Opposition in Aserbaidschan: Staat muss 6.000 Euro blechen

Die Investigativjournalistin Khadija Ismayilova gewinnt zum dritten Mal ein Verfahren vor dem Europäischen Gerichtshof für Menschenrechte.

Portrait von Khadija Ismayilova

Hat sich gegen ihre Regierung durchgesetzt: Investigativjournalistin Khadija Ismayilova Foto: dpa

BERLIN taz | Die aserbaidschanische Investigativjournalistin Khadija Ismayilova hat vor dem Europäischen Gerichtshof für Menschenrechte (EGMR) einen weiteren Erfolg eingefahren. Am Donnerstag verurteilte das Gericht den aserbaidschanischen Staat zur Zahlung einer Entschädigung in Höhe von umgerechnet 6.000 Euro.

Zur Begründung hieß es, die heimischen Gerichte hätten eine Regionalzeitung, die einen verleumderischen Artikel über Ismayilovas Privatleben veröffentlicht hatte, nicht sanktioniert. Damit sei das Recht der 43-Jährigen auf Privatheit aus Artikel Sieben der Europäischen Menschenrechtskonvention nicht ausreichend geschützt worden.

Ismayilova ist bereits seit Jahren massiven Schikanen und Bedrohungen vonseiten des Staates ausgesetzt. Grund sind ihre Recherchen über Korruption. Diese reicht bis in höchste Regierungskreise. Vor allem untersucht sie die zwielichtigen Machenschaften des autoritären Staatschefs Ilham Alijew und seines Familienklans.

Im März 2012 wurde Ismayilova von einer heimlich installierten Kamera in ihrem Schlafzimmer beim Sex gefilmt.

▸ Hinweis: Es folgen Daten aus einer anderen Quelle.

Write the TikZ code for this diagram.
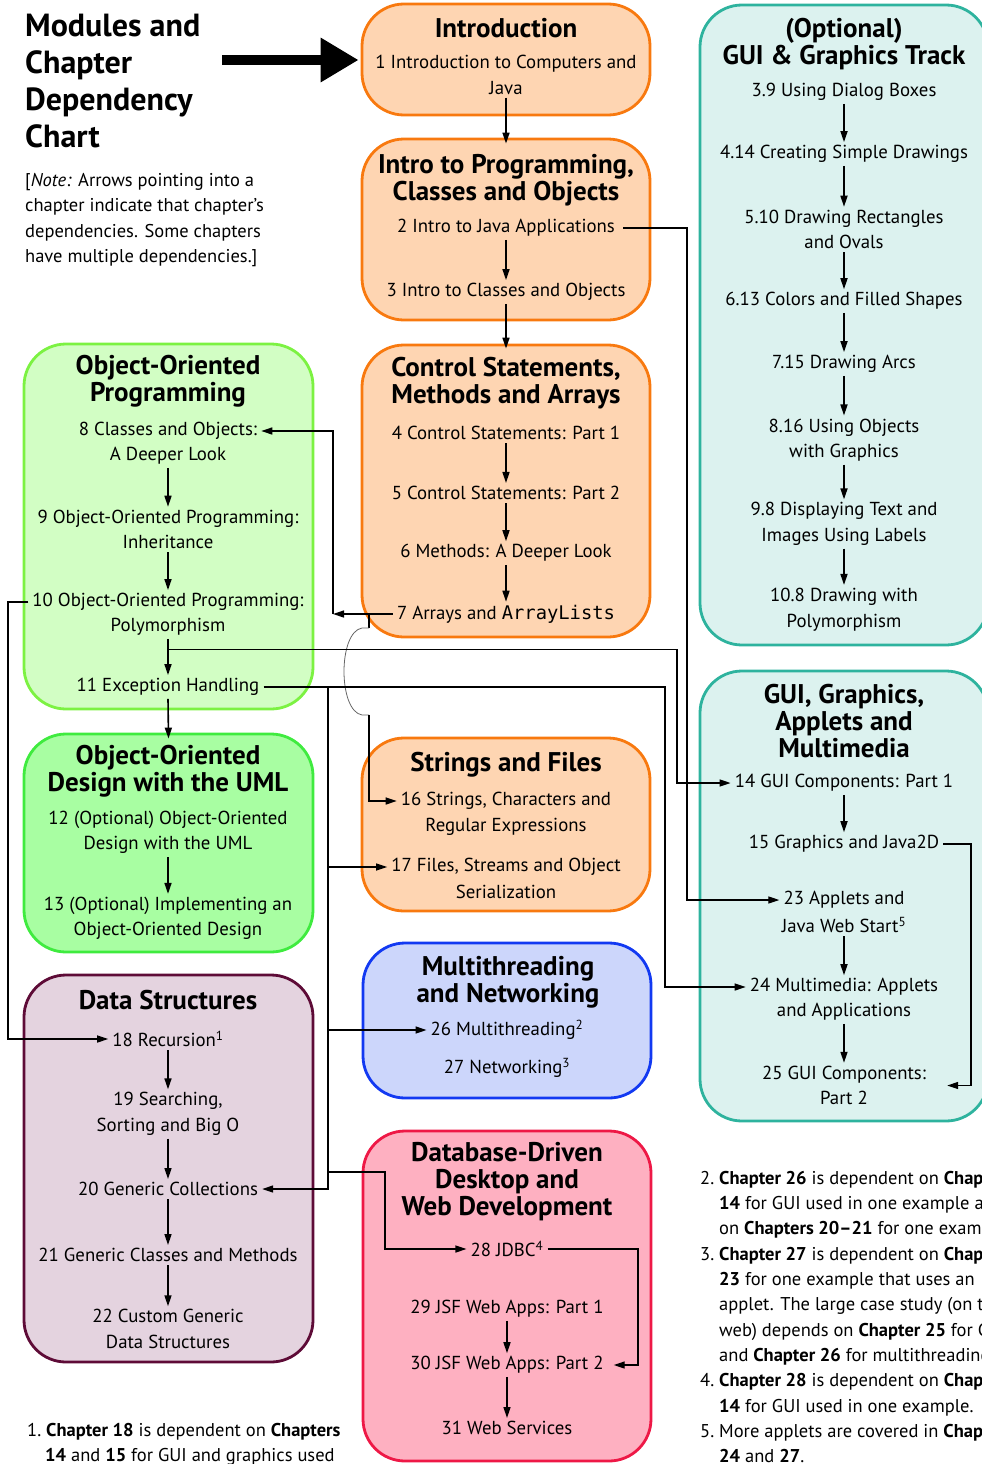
\documentclass[tikz,border=0pt]{standalone}
\usepackage{fontspec}
\setmainfont{PT Sans}
\newfontfamily\codefont{DejaVu Sans Mono}
\usetikzlibrary{arrows.meta,calc}
\definecolor{oF}{HTML}{FED5B2}
\definecolor{oD}{HTML}{F8790F}
\definecolor{gaF}{HTML}{D2FEC4}
\definecolor{gaD}{HTML}{7CF242}
\definecolor{gbF}{HTML}{A8FEA2}
\definecolor{gbD}{HTML}{3FEB3F}
\definecolor{dsF}{HTML}{E4D3DF}
\definecolor{dsD}{HTML}{5E0B37}
\definecolor{bF}{HTML}{CCD6FB}
\definecolor{bD}{HTML}{1239F2}
\definecolor{rF}{HTML}{FEB0C1}
\definecolor{rD}{HTML}{EE1846}
\definecolor{tF}{HTML}{DCF2EF}
\definecolor{tD}{HTML}{2EB39E}
\begin{document}
\begin{tikzpicture}[x=1pt,y=-1pt,
  box/.style={rectangle, rounded corners=42pt, line width=2.8pt, inner sep=0pt},
  obox/.style={box, draw=oD, fill=oF},
  gabox/.style={box, draw=gaD, fill=gaF},
  gbbox/.style={box, draw=gbD, fill=gbF},
  dsbox/.style={box, draw=dsD, fill=dsF},
  bbox/.style={box, draw=bD, fill=bF},
  rbox/.style={box, draw=rD, fill=rF},
  tbox/.style={box, draw=tD, fill=tF},
  ttl/.style={font=\bfseries\fontsize{27}{27}\selectfont, align=center, inner sep=0pt},
  ch/.style={font=\fontsize{18.8}{25.5}\selectfont, align=center, inner xsep=4pt, inner ysep=3pt},
  fn/.style={font=\fontsize{18.5}{25.3}\selectfont, align=left, inner sep=0pt, anchor=west},
  arr/.style={line width=1.3pt, -{Triangle[length=11pt,width=7pt]}},
  chain/.style={line width=1.6pt, -{Triangle[length=11pt,width=7pt]}},
  ln/.style={line width=1.3pt},
  hopln/.style={line width=0.8pt, draw=black!60},
  bigarrow/.style={line width=10pt, -{Triangle[length=38pt,width=42pt]}}
]
\useasboundingbox (0,0) rectangle (982,1464);
\clip (0,0) rectangle (982,1464);

% ---------- boxes ----------
\node[obox, minimum width=288pt, minimum height=111pt] (bIntro) at (506,59.5) {};
\node[obox, minimum width=288pt, minimum height=181pt] (bIntro2) at (506,229.5) {};
\node[obox, minimum width=288pt, minimum height=292pt] (bCtrl) at (506,491) {};
\node[obox, minimum width=288pt, minimum height=173pt] (bStr) at (506,824.5) {};
\node[bbox, minimum width=288pt, minimum height=155pt] (bMT) at (507,1020.5) {};
\node[rbox, minimum width=288pt, minimum height=330pt] (bDB) at (507,1296) {};
\node[gabox, minimum width=289pt, minimum height=365pt] (bOOP) at (168.5,526.5) {};
\node[gbbox, minimum width=289pt, minimum height=218pt] (bOOD) at (168.5,843) {};
\node[dsbox, minimum width=289pt, minimum height=387pt] (bDS) at (168.5,1168.5) {};
\node[tbox, minimum width=288pt, minimum height=640pt] (bGT) at (844,325) {};
\node[tbox, minimum width=288pt, minimum height=450pt] (bGUI) at (844,896) {};

% ---------- header ----------
\node[font=\bfseries\fontsize{32}{37.3}\selectfont, align=left, inner sep=0pt, anchor=west] (hdr) at (25,81) {Modules and\\Chapter\\Dependency\\Chart};
\node[fn] (note) at (25,220) {[\textit{Note:} Arrows pointing into a\\chapter indicate that chapter’s\\dependencies. Some chapters\\have multiple dependencies.]};
\coordinate (bigS) at (222,60);

% ---------- titles ----------
\node[ttl] (tIntro) at (506,28) {Introduction};
\node[ttl] (tIntro2) at (506,180) {Intro to Programming,\\Classes and Objects};
\node[ttl] (tCtrl) at (506,383) {Control Statements,\\Methods and Arrays};
\node[ttl] (tStr) at (506,765) {Strings and Files};
\node[ttl] (tMT) at (508,982) {Multithreading\\and Networking};
\node[ttl] (tDB) at (507,1182) {Database-Driven\\Desktop and\\Web Development};
\node[ttl] (tOOP) at (168,381) {Object-Oriented\\Programming};
\node[ttl] (tOOD) at (168,771) {Object-Oriented\\Design with the UML};
\node[ttl] (tDS) at (168,1000) {Data Structures};
\node[ttl] (tGT) at (844,44.5) {(Optional)\\GUI \& Graphics Track};
\node[ttl] (tGUI) at (844,721) {GUI, Graphics,\\Applets and\\Multimedia};

% ---------- chapters ----------
\node[ch] (ch1) at (506,75) {1 Introduction to Computers and\\Java};
\node[ch] (ch2) at (506,228) {2 Intro to Java Applications};
\node[ch] (ch3) at (506,292) {3 Intro to Classes and Objects};
\node[ch] (ch4) at (506,433) {4 Control Statements: Part 1};
\node[ch] (ch5) at (506,493) {5 Control Statements: Part 2};
\node[ch] (ch6) at (506,553) {6 Methods: A Deeper Look};
\node[ch] (ch7) at (506,614) {7 Arrays and {\codefont ArrayLists}};
\node[ch] (ch16a) at (506,801) {16 Strings, Characters and};
\node[ch] (ch16b) at (506,827) {Regular Expressions};
\node[ch] (ch17a) at (506,867) {17 Files, Streams and Object};
\node[ch] (ch17b) at (506,892) {Serialization};
\node[ch] (ch26) at (507,1030) {26 Multithreading\textsuperscript{2}};
\node[ch] (ch27) at (507,1068) {27 Networking\textsuperscript{3}};
\node[ch] (ch28) at (507,1249) {28 JDBC\textsuperscript{4}};
\node[ch] (ch29) at (507,1309) {29 JSF Web Apps: Part 1};
\node[ch] (ch30) at (507,1365) {30 JSF Web Apps: Part 2};
\node[ch] (ch31) at (507,1428) {31 Web Services};
\node[ch] (ch8a) at (168,431) {8 Classes and Objects:};
\node[ch] (ch8b) at (168,456) {A Deeper Look};
\node[ch] (ch9) at (168,529.5) {9 Object-Oriented Programming:\\Inheritance};
\node[ch] (ch10a) at (168,602) {10 Object-Oriented Programming:};
\node[ch] (ch10b) at (168,627) {Polymorphism};
\node[ch] (ch11) at (168,687) {11 Exception Handling};
\node[ch] (ch12) at (168,832.5) {12 (Optional) Object-Oriented\\Design with the UML};
\node[ch] (ch13) at (168,918.5) {13 (Optional) Implementing an\\Object-Oriented Design};
\node[ch] (ch18) at (168,1039) {18 Recursion\textsuperscript{1}};
\node[ch] (ch19) at (168,1114) {19 Searching,\\Sorting and Big O};
\node[ch] (ch20) at (168,1189) {20 Generic Collections};
\node[ch] (ch21) at (168,1255) {21 Generic Classes and Methods};
\node[ch] (ch22) at (168,1329) {22 Custom Generic\\Data Structures};
\node[ch] (g3) at (844,92) {3.9 Using Dialog Boxes};
\node[ch] (g4) at (844,154) {4.14 Creating Simple Drawings};
\node[ch] (g5) at (844,229.5) {5.10 Drawing Rectangles\\and Ovals};
\node[ch] (g6) at (844,301) {6.13 Colors and Filled Shapes};
\node[ch] (g7) at (844,364) {7.15 Drawing Arcs};
\node[ch] (g8) at (844,440) {8.16 Using Objects\\with Graphics};
\node[ch] (g9) at (844,524) {9.8 Displaying Text and\\Images Using Labels};
\node[ch] (g10) at (844,609.5) {10.8 Drawing with\\Polymorphism};
\node[ch] (ch14) at (844,783) {14 GUI Components: Part 1};
\node[ch] (ch15) at (844,844) {15 Graphics and Java2D};
\node[ch] (ch23a) at (844,900) {23 Applets and};
\node[ch] (ch23b) at (844,925) {Java Web Start\textsuperscript{5}};
\node[ch] (ch24a) at (844,987) {24 Multimedia: Applets};
\node[ch] (ch24b) at (844,1012) {and Applications};
\node[ch] (ch25) at (844,1085.5) {25 GUI Components:\\Part 2};

% ---------- footnotes ----------
\node[fn] (fnL) at (27,1444) {1.\ \textbf{Chapter 18} is dependent on \textbf{Chapters}\\\hspace*{18pt}\textbf{14} and \textbf{15} for GUI and graphics used};
\node[fn] (fnR) at (700,1317) {2.\ \textbf{Chapter 26} is dependent on \textbf{Chapter}\\
\hspace*{19pt}\textbf{14} for GUI used in one example and\\
\hspace*{19pt}on \textbf{Chapters 20–21} for one example.\\
3.\ \textbf{Chapter 27} is dependent on \textbf{Chapter}\\
\hspace*{19pt}\textbf{23} for one example that uses an\\
\hspace*{19pt}applet. The large case study (on the\\
\hspace*{19pt}web) depends on \textbf{Chapter 25} for GUI\\
\hspace*{19pt}and \textbf{Chapter 26} for multithreading.\\
4.\ \textbf{Chapter 28} is dependent on \textbf{Chapter}\\
\hspace*{19pt}\textbf{14} for GUI used in one example.\\
5.\ More applets are covered in \textbf{Chapters}\\
\hspace*{19pt}\textbf{24} and \textbf{27}.};

% ---------- corridor coordinates ----------
\coordinate (vA) at (687,0);
\coordinate (vB) at (677,0);
\coordinate (vC) at (665,0);
\coordinate (vD) at (328,0);
\coordinate (vE) at (333,0);
\coordinate (vF) at (369,0);
\coordinate (vG) at (8,0);
\coordinate (vH) at (385,0);
\coordinate (vI) at (638,0);
\coordinate (vJ) at (971,0);
\coordinate (hop1) at (369,628);
\coordinate (hop2) at (369,715);
\coordinate (b28) at (328,1172);
\coordinate (j10) at ($(ch10b.south)!0.3!(ch11.north)$);

% ---------- connectors ----------
\draw[bigarrow] (bigS) -- ($(bIntro.west)+(-2,0.5)$);
\draw[chain] (ch1.south) -- ($(bIntro2.north)+(0,6)$);
\draw[chain] (ch3.south) -- ($(bCtrl.north)+(0,5)$);
\draw[chain] (ch11.south) -- ($(bOOD.north)+(0,6)$);
\foreach \a/\b in {ch2/ch3, ch4/ch5, ch5/ch6, ch6/ch7, ch8b/ch9, ch9/ch10a, ch10b/ch11,
  ch12/ch13, ch18/ch19, ch19/ch20, ch20/ch21, ch21/ch22, g3/g4, g4/g5, g5/g6, g6/g7,
  g7/g8, g8/g9, g9/g10, ch14/ch15, ch23b/ch24a, ch24b/ch25, ch29/ch30, ch30/ch31}
  \draw[chain] (\a.south) -- (\b.north);

% 2 -> 23
\draw[arr] ($(ch2.east)+(4,0)$) -| (vA |- ch23a.west) -- (ch23a.west);
% 7 -> 8
\draw[arr] (ch7.west) -- (vE |- ch7.west);
\draw[arr] (vE |- ch7.west) |- (ch8a.east);
% 7 -> 16 with hop
\draw[ln] (vF |- ch7.west) -- (hop1);
\draw[hopln] (hop1) -- ++(-7,0) .. controls +(-24,4) and +(-24,-4) .. ($(hop2)+(-7,0)$) -- (hop2);
\draw[arr] (hop2) |- (ch16a.west);
% 10 -> 18
\draw[arr] (ch10a.west) -| (vG |- ch18.west) -- (ch18.west);
% 10 -> 14
\draw[arr] (j10) -| (vB |- ch14.west) -- (ch14.west);
% 11 -> 24
\draw[arr] (ch11.east) -| (vC |- ch24a.west) -- (ch24a.west);
% 11 -> 20, 17, 26, 28
\draw[arr] (vD |- ch11.east) |- (ch20.east);
\draw[arr] (vD |- ch17a.west) -- (ch17a.west);
\draw[arr] (vD |- ch26.west) -- (ch26.west);
\draw[arr] (b28) -| (vH |- ch28.west) -- (ch28.west);
% 28 -> 30
\draw[arr] (ch28.east) -| (vI |- ch30.east) -- ($(ch30.east)+(6,0)$);
% 15 -> 25
\draw[arr] (ch15.east) -| (vJ |- ch25.east) -- ($(ch25.east)+(17,0)$);
\end{tikzpicture}
\end{document}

Kurz darauf zirkulierten die Aufnahmen im Netz.

Klage abgewiesen

Einige Monate später veröffentlichte eine Pro-Regierungszeitung einen diffamierenden Artikel, in dem sie Ismayilova als Pornostar bezeichnete und ihr unterstellte, sexuelle Beziehungen zu oppositionellen Journalisten zu unterhalten. Ihre Klage gegen diesen Beitrag wurde 2013 mit der Begründung abgewiesen, der Verfasser habe von seinem Recht auf freie Meinungsäußerung Gebrauch gemacht.

Zwei Jahre später wurde Ismayilova wegen angeblicher Steuerhinterziehung zu siebeneinhalb Jahren Haft verurteilt. 2016 wurde sie auf freien Fuß gesetzt, darf aber Aserbaidschan nicht verlassen. Im vergangenen Herbst berichtete Ismayilova gegenüber der taz von erniedrigender Behandlung in Haft. Dazu hätten auch gynäkologische Zwangsuntersuchungen gehört.

Das jüngste Urteil des EGMR ist nicht das erste in der Kausa Ismayilova. Im Januar 2019 entschieden die Straßburger Richter, dass Aserbaidschan in dem Sexvideo-Skandal nicht ausreichend ermittelt und daher die Rechte der Journalistin auf Privatleben und freie Meinungsäußerung verletzt habe. Im vergangenen Februar erging ein Urteil, wonach Festnahme und Haft Ismayilovas das Ziel gehabt hätten, sie zum Schweigen zu bringen und für ihre Arbeit zu bestrafen.

Unselige Komplizenschaft

Laut Natalia Nozadze, bei der Menschenrechtsorganisation Amnesty International für den Südkaukasus zuständig, zeige die jüngste EGMR-Entscheidung, dass sich das aserbaidschanische Rechtssystem mit schuldig gemacht habe, eine prominente Journalistin mundtot zu machen und das Recht auf freie Meinungsäußerung anzugreifen.

Diese unselige Komplizenschaft hat vor allem jetzt in Corona-Zeiten, Hochkonjunktur. Unter der fadenscheinigen Begründung, gegen Ausgangssperren verstoßen zu haben, sind in den vergangenen Wochen mehrere Oppositionelle und kritische Journalisten festgenommen und zu Arreststrafen verurteilt worden.

In seiner Ansprache zum muslimischen Neujahrsfest am 19. März hatte Präsident Ilham Alijew, der seit 2003 an der Macht ist, einen verstärkten Kampf gegen die Opposition angekündigt. Er bezeichnete sie als „fünfte Kolonne“, die Aufstände anzetteln und dadurch einen Umsturz herbeiführen wolle.